Days On. Confused?

Have you noticed an all-too-familiar property popping up on the real estate websites as a “New Listing”? Sometimes the main photo has been switched, so you’re curious if this is truly the same old, tired house, or maybe something fresh on the market. It says 1 day on the market. Hmmm, you think, let’s call our realtor and book a viewing.

Disappointment soon sets in when you scroll through the photos. It is the same old doghouse.

You may ask yourself – and quite rightly – why do they do this? The facile strategy on the part of the seller and seller’s agent is to try to fool the market by changing the days on the market statistic that is prominently featured on most of the real estate online portals. Confused perhaps, but it’s not the buyers who are fooled by the ploy.

A further elaboration of this marketing wizardry is to re-list as “new to market” every time there is a price reduction. Rubbish.

Getting to the truth

On many of the real estate websites – Zillow, for instance – the consumer can scroll down through the promotional blurb to the section titled Price and Tax History, and it will give you the real history of the listing. If you can’t find that then ask your agent to send you the property archive.

So, while we can see that some market participants consider Days on the Market (DOM) as a tool for duping buyers, there is in fact a serious purpose for this statistic. Buyers and their agents (and, for that matter, other sellers in the same market) want to know how long a house has been for sale. It’s an important piece of information. To be fair, it is understandable that the seller of a particular property may feel vulnerable and even become defensive as the DOMs inexorably mount.

But, in fact, the vulnerability and the defensiveness are misguided.

Behind the veil

The number of days on the market by itself in fact tells us very little other than how long since the property was launched on MLS (assuming that nobody has been trying to goose the system). What one really wants to know is how long has a property been on the market since something of significance happened to the listing.

The three major milestones for a house that is on the market are: (1) launch day on MLS; (2) if and when it went into contract and then fell out; and (3) most critically, when it had its last price adjustment.

Therefore, one of the crucial statistics we track (and there doesn’t seem to be anyone else doing so since we last checked) is DOMSLPC. Days on the Market Since Last Price Change is quite a mouthful, but also a discerning way to gauge the pace of the market.

In effect we are measuring how many days after a property came on the market – or came back on the market or adjusted its price – did it go into contract. We amalgamate the numbers into an average to take the pulse of the market.

How it helps sellers

And while we measure it for the breadth of the River Oaks market, we also slice the market into significant price ranges. When we are reporting to clients who are sellers, we may further slice the market into a very specific range that relates directly to the property we are selling. In any one 12-month period the numbers can vary enormously.

For example, in the River Oaks market priced higher than $4 million the range has recently been from more than 160 days to as few as six days (the latter being in the second quarter of 2023).

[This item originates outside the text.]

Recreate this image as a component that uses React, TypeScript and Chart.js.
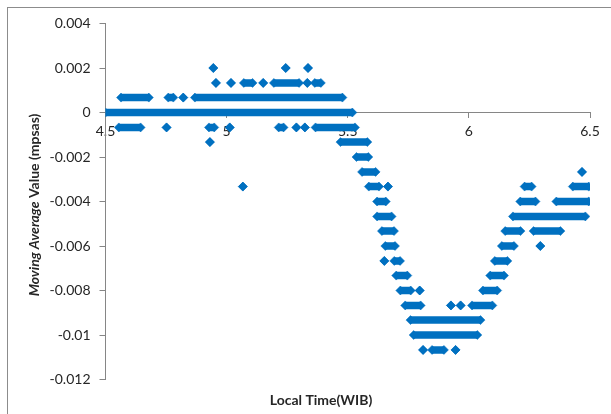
import React, { useEffect, useRef } from 'react';
import { Chart, registerables } from 'chart.js';

Chart.register(...registerables);

const SERIES_COLOR = '#0070C0';

// Quantized moving-average levels (mpsas)
const levelValues: number[] = [
  0.002, 0.00133, 0.00067, 0, -0.00067, -0.00133, -0.002, -0.00267, -0.00333, -0.004,
  -0.00467, -0.00533, -0.006, -0.00667, -0.00733, -0.008, -0.00867, -0.00933, -0.01, -0.01067,
];

// For each level: runs of consecutive samples [first time, last time] (hours, WIB)
const levelRuns: number[][][] = [
  [[4.945, 4.945], [5.244, 5.244], [5.336, 5.336]],
  [[4.956, 4.956], [5.018, 5.018], [5.071, 5.107], [5.151, 5.151], [5.195, 5.299], [5.333, 5.333], [5.364, 5.389]],
  [[4.564, 4.679], [4.759, 4.78], [4.821, 4.821], [4.869, 5.478]],
  [[4.5, 5.519]],
  [[4.555, 4.645], [4.752, 4.752], [4.927, 4.949], [5.013, 5.013], [5.215, 5.235], [5.288, 5.288], [5.323, 5.323], [5.367, 5.53]],
  [[4.931, 4.931], [5.47, 5.581]],
  [[5.536, 5.585]],
  [[5.559, 5.615], [6.467, 6.467]],
  [[5.067, 5.067], [5.587, 5.629], [5.666, 5.666], [6.23, 6.259], [6.429, 6.495]],
  [[5.621, 5.657], [6.212, 6.275], [6.361, 6.495]],
  [[5.621, 5.681], [6.182, 6.481]],
  [[5.641, 5.691], [6.15, 6.213], [6.267, 6.378]],
  [[5.655, 5.695], [6.136, 6.186], [6.295, 6.295]],
  [[5.651, 5.651], [5.692, 5.716], [6.107, 6.159]],
  [[5.7, 5.746], [6.088, 6.145]],
  [[5.717, 5.76], [5.797, 5.797], [6.058, 6.117]],
  [[5.737, 5.801], [5.926, 5.926], [5.966, 5.966], [6.013, 6.097]],
  [[5.759, 6.048]],
  [[5.772, 6.035]],
  [[5.811, 5.811], [5.848, 5.897], [5.945, 5.945]],
];

const xTickValues = [4.5, 5, 5.5, 6, 6.5];
const xTickLabels = ['4.5', '5', '5.5', '6', '6.5'];
const yTickValues = [0.004, 0.002, 0, -0.002, -0.004, -0.006, -0.008, -0.01, -0.012];
const yTickLabels = ['0.004', '0.002', '0', '-0.002', '-0.004', '-0.006', '-0.008', '-0.01', '-0.012'];

const xTitle = 'Local Time(WIB)';
const yTitleItalic = 'Moving Average';
const yTitleRest = ' Value (mpsas)';

const FONT = 'Lato, "Open Sans", sans-serif';
const TEXT_COLOR = '#262626';
const AXIS_COLOR = '#868686';

const titlesPlugin = {
  id: 'axisTitles',
  afterDraw(chart: any) {
    const ctx = chart.ctx as CanvasRenderingContext2D;
    const area = chart.chartArea;
    ctx.save();
    ctx.fillStyle = TEXT_COLOR;
    ctx.font = `bold 14px ${FONT}`;
    ctx.textAlign = 'center';
    ctx.textBaseline = 'middle';
    ctx.fillText(xTitle, 321, area.bottom + 21);

    const fItalic = `italic bold 14px ${FONT}`;
    const fBold = `bold 14px ${FONT}`;
    ctx.font = fItalic;
    const w1 = ctx.measureText(yTitleItalic).width;
    ctx.font = fBold;
    const w2 = ctx.measureText(yTitleRest).width;
    ctx.translate(34, 205);
    ctx.rotate(-Math.PI / 2);
    ctx.textAlign = 'left';
    const x0 = -(w1 + w2) / 2;
    ctx.font = fItalic;
    ctx.fillText(yTitleItalic, x0, 0);
    ctx.font = fBold;
    ctx.fillText(yTitleRest, x0 + w1, 0);
    ctx.restore();
  },
};

export default function App() {
  const canvasRef = useRef<HTMLCanvasElement | null>(null);

  useEffect(() => {
    const canvas = canvasRef.current;
    if (!canvas) return;

    const datasets = levelValues.map((y, i) => {
      const data: { x: number; y: number | null }[] = [];
      levelRuns[i].forEach(([s, e]) => {
        data.push({ x: s, y });
        data.push({ x: e, y });
        data.push({ x: e, y: null });
      });
      return {
        label: `level ${i}`,
        data,
        showLine: true,
        spanGaps: false,
        borderColor: SERIES_COLOR,
        backgroundColor: SERIES_COLOR,
        borderWidth: 7.5,
        borderCapStyle: 'butt' as const,
        pointStyle: 'rectRot' as const,
        pointRadius: 4.5,
        pointHoverRadius: 4.5,
        pointBorderWidth: 0.5,
        pointBorderColor: SERIES_COLOR,
        pointBackgroundColor: SERIES_COLOR,
      };
    });

    const chart = new Chart(canvas, {
      type: 'scatter',
      data: { datasets },
      options: {
        animation: false,
        responsive: false,
        maintainAspectRatio: false,
        events: [],
        layout: { padding: { left: 0, top: 23.5, right: 21, bottom: 34.5 } },
        plugins: {
          legend: { display: false },
          tooltip: { enabled: false },
          title: { display: false },
        },
        scales: {
          x: {
            type: 'linear',
            position: { y: 0 } as any,
            min: 4.5,
            max: 6.5,
            afterBuildTicks: (scale: any) => {
              scale.ticks = xTickValues.map((v) => ({ value: v }));
            },
            ticks: {
              callback: (_v: any, i: number) => xTickLabels[i],
              font: { family: FONT, size: 14 },
              color: TEXT_COLOR,
              padding: 6,
              maxRotation: 0,
              autoSkip: false,
            },
            grid: { drawOnChartArea: false, drawTicks: true, tickLength: 5, color: AXIS_COLOR, lineWidth: 1 },
            border: { display: true, color: AXIS_COLOR, width: 1 },
          },
          y: {
            type: 'linear',
            position: 'left',
            min: -0.012,
            max: 0.004,
            afterBuildTicks: (scale: any) => {
              scale.ticks = yTickValues.map((v) => ({ value: v }));
            },
            afterFit: (scale: any) => {
              scale.width = 105.5;
            },
            ticks: {
              callback: (_v: any, i: number) => yTickLabels[i],
              font: { family: FONT, size: 14 },
              color: TEXT_COLOR,
              padding: 9,
              autoSkip: false,
            },
            grid: { drawOnChartArea: false, drawTicks: true, tickLength: 6, color: AXIS_COLOR, lineWidth: 1 },
            border: { display: true, color: AXIS_COLOR, width: 1 },
          },
        },
      },
      plugins: [titlesPlugin],
    });

    return () => chart.destroy();
  }, []);

  return (
    <div style={{ position: 'fixed', left: 0, top: 0, width: 611, height: 414, background: '#fff', overflow: 'hidden' }}>
      <div
        style={{
          position: 'absolute',
          left: 7,
          top: 7,
          width: 640,
          height: 440,
          borderLeft: '1px solid #8c8c8c',
          borderTop: '1px solid #8c8c8c',
          boxSizing: 'border-box',
        }}
      />
      <canvas ref={canvasRef} width={611} height={414} style={{ position: 'absolute', left: 0, top: 0, width: 611, height: 414 }} />
    </div>
  );
}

The range of DOMSLPC tends to be tighter as the price point declines. But, fascinatingly, in moments of economic uncertainty, the middle price range, $2 to $4 million, shows the biggest climb in DOMSLPC. Why? Because it’s buyers and sellers in that price range who work for a living – often both partners work – and who worry the most about financial prospects of the economy. And who, we should add, have the wherewithal to choose their next steps in residential real estate.

So, if Days on the Market Since Last Price Change for your price range in River Oaks is, say, 24 days, and 30 days have passed since you launched on MLS, it is a clear indication that you are priced out of the market and that it’s time to adjust your price.

And, while there are always some exceptions and outliers (far fewer than one would imagine), even in a relatively thin market with limited inventory, the numbers don’t lie.